Beyond the supermarket, the unit rate is the building block of physical sciences and engineering.

1. Speed and Velocity

Speed is simply a unit rate of distance over time.

Input: Total Distance (e.g., 400 miles).
Input: Total Time (e.g., 6.5 hours).
Result: $400 \div 6.5 = 61.53$ miles per hour (mph).

2. Density

Density is the unit rate of mass per unit of volume. It defines how compact a substance is.

Formula: $\rho = \frac{m}{V}$
Calculator Usage: Enter Mass as “Total Value” and Volume as “Total Quantity” to determine density.

3. Wages and Productivity

For freelancers and business owners, calculating the “Effective Hourly Rate” is crucial for profitability analysis.

Scenario: A project pays $500 (Total Value) and takes 12 hours (Total Quantity) to complete.
Unit Rate: $41.66 per hour.

How to Use This Calculator

This tool is designed for flexibility. It accepts generic inputs, meaning it is agnostic to what you are calculating—it only cares about the numbers.

Step 1: Identify Your Variables

Determine what you want to know “per one” of. This determines your denominator (Total Quantity).

If you want “Cost per Apple,” Apples are the Quantity.
If you want “Apples per Dollar,” Dollars are the Quantity.

Step 2: Enter the Total Value

Input the numerator. This is usually the price, distance, or total output.

Step 3: Enter the Total Quantity

Input the denominator. This is the count, time, or weight.

Constraint: This number cannot be zero. Division by zero is mathematically undefined, and the calculator will return an error.

Step 4: Interpret the Result

The calculator will output a decimal value.

Precision: You can adjust the “Decimal Places” field. For currency, 2 decimals ($0.50) is standard. For engineering (e.g., chemical concentrations), 4 or more decimals might be required.

Best Practices for Accurate Comparison

To ensure your comparisons are valid, you must adhere to the Law of Common Units.

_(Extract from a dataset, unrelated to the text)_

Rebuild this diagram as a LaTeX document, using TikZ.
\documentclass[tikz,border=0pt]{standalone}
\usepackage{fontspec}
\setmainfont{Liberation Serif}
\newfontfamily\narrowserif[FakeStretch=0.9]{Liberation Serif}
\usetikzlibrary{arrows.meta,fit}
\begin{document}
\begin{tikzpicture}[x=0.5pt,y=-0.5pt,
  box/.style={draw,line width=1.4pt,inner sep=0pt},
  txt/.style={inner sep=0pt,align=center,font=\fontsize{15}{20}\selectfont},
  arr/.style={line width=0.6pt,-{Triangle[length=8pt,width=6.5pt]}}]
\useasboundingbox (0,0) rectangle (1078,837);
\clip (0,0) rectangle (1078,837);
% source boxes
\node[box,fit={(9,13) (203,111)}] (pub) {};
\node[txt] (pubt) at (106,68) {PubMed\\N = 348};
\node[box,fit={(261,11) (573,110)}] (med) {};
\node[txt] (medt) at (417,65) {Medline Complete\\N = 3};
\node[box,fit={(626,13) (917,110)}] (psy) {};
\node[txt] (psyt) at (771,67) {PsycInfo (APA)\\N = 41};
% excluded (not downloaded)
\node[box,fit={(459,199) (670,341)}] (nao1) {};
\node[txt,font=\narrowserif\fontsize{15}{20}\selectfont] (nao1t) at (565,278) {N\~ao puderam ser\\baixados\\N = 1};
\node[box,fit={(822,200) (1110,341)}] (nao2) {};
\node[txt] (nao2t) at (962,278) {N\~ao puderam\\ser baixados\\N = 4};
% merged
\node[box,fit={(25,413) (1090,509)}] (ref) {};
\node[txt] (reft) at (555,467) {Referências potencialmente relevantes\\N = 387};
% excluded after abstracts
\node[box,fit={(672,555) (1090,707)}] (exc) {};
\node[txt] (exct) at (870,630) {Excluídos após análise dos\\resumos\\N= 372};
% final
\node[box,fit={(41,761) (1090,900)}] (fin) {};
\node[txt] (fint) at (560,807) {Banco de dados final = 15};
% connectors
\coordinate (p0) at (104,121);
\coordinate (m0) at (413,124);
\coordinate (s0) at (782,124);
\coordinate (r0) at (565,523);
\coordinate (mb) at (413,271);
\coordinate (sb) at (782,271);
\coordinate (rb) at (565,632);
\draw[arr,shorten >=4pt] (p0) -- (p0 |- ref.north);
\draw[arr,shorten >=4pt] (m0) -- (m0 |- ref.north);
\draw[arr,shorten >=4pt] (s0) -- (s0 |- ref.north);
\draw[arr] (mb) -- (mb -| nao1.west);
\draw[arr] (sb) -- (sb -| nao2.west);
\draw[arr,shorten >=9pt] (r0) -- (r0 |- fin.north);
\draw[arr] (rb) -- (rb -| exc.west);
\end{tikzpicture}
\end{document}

You cannot compare a rate calculated in “Dollars per Kilogram” against a rate calculated in “Dollars per Pound.” Before using the calculator, convert your inputs to a matching standard.

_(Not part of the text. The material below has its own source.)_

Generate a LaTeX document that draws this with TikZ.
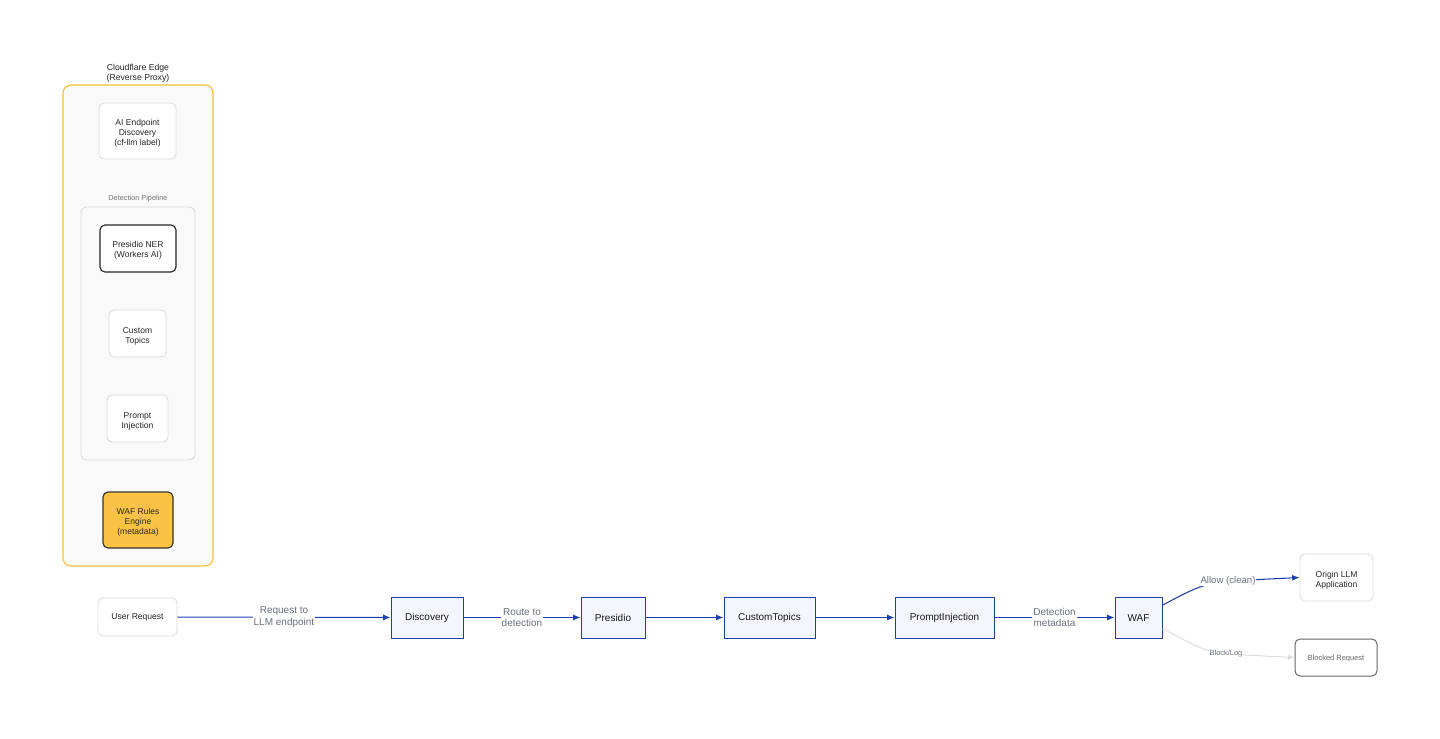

Volume: Fluid Ounces vs. Milliliters.
Weight: Pounds vs. Kilograms vs. Grams.
Length: Meters vs. Yards.

Analyzing the “Shrinkflation” Trend

In modern economics, “Shrinkflation” is the practice of reducing the size of a product while maintaining its sticker price. The Unit Rate is the primary tool for detecting this.

If a bag of chips stays at $4.99 but shrinks from 16 oz to 14.5 oz, the price tag has not changed, but the Unit Rate has increased.

Old Rate: $4.99 / 16 = \$0.31$ per oz.
New Rate: $4.99 / 14.5 = \$0.34$ per oz.

This represents a hidden inflation of roughly 10%. Regular use of a unit rate calculator reveals these hidden price hikes.

Frequently Asked Questions (FAQ)

Q: Why does the calculator imply “Division by Zero” is impossible?

A: In arithmetic, asking “how many zeros fit into 10?” is a logical contradiction. It is not a number; it is a singularity. Therefore, a Unit Rate cannot exist if the quantity is zero.

Q: Can I calculate a rate with multiple units, like “miles per gallon per dollar”?

A: No. This tool calculates a standard linear rate (A per B). Complex compound rates require multi-step dimensional analysis.

Q: Does this work for negative numbers?

A: Mathematically, yes. A negative unit rate might represent a rate of descent (feet per minute) or a financial loss (dollars lost per day). However, for most physical goods (price/weight), inputs should be positive.

Q: What if my result is a long repeating decimal?

A: The calculator allows you to round the result. For practical purposes, rounding to 2 or 3 decimal places is usually sufficient.

Scientific Reference and Citation

For a deeper understanding of ratios, proportionality, and the unitary method in mathematics education and application:

Source: Van de Walle, J. A., Karp, K. S., & Bay-Williams, J. M. “Elementary and Middle School Mathematics: Teaching Developmentally.”

Relevance: This text is a foundational resource in mathematics education. It details the pedagogical approach to teaching proportional reasoning and the significance of unit rates (slope) in algebraic thinking and real-world problem solving.